In what ways does Ethnic Studies pedagogy provide the relational and methodological tools for transformative leadership?
How can the “reunion” of CLP and Ethnic Studies pedagogy reimagine professional learning to be more meaningful, community-grounded, and action-based?
Theory
Grounded in Freire’s critical pedagogy (1970/2002) and transformative leadership theories (Weiner, 2003), this study builds on the theory and practice of CLP as developed by Tintiangco‑Cubales and Daus‑Magbual (2016). CLP reconceptualizes leadership as an iterative process rooted in two core relational strands: relationship to self and relationship to community. Ethnic Studies pedagogy complements this by centering power, purpose, context, content, and methods to support collective healing, critical action, and cultural rootedness (Tintiangco‑Cubales et al., 2015; Beckham & Concordia, 2019).
Methods/Sources
This qualitative inquiry draws from a synthesis of research and praxis from Ethnic Studies-centered programs, including Pin@y Educational Partnerships (PEP), San Francisco Unified School District’s Ethnic Studies initiative, Jefferson Union High School District’s Ethnic Studies leadership development and reflective leadership development literature.
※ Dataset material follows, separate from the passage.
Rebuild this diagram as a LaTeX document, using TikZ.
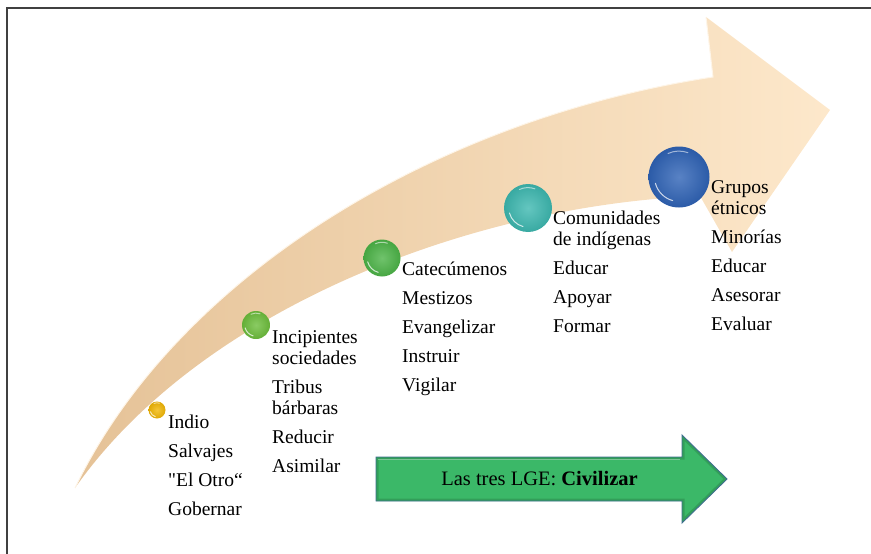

The study reviews educational leadership scholarship and framework analyses (Daus-Magbual, 2023; Tintiangco-Cubales et al., 2015), emphasizing narrative, community-centered approaches to leadership learning.
Findings
The research suggests that CLP cultivates leaders who are critically self-aware, culturally rooted, and collectively engaged. When reunited with Ethnic Studies pedagogy—its originating pedagogical home—CLP becomes a powerful vehicle for professional learning that transcends technical training. It centers healing, cultural humility, and justice as leadership competencies (Daus-Magbual, 2023). Ethnic Studies pedagogy provides the methods—such as oral histories, participatory research, and critical community dialogue—that breathe life into the values of CLP (Tintiangco-Cubales et al., 2015; Beckham & Concordia, 2019).
Significance
This work aligns directly with AERA 2026’s theme—“Unforgetting Histories and Imagining Futures: Constructing a New Vision for Education Research”—by illuminating how a leadership paradigm rooted in Ethnic Studies pedagogy can empower leaders to recall erased histories and build more equitable futures. The project shows that when CLP reconnects with its pedagogical roots, professional learning becomes deeply meaningful: it promotes critical consciousness, healing, and collective hope. This integrated model not only prepares leaders to navigate contemporary educational challenges but equips them to thrive as co-creators of just and liberatory futures. By centering historical knowledge, cultural wisdom, and community-driven action, this proposal offers a visionary approach to leadership development that resonates with AERA’s call for intergenerational, interdisciplinary, and equity‑driven research.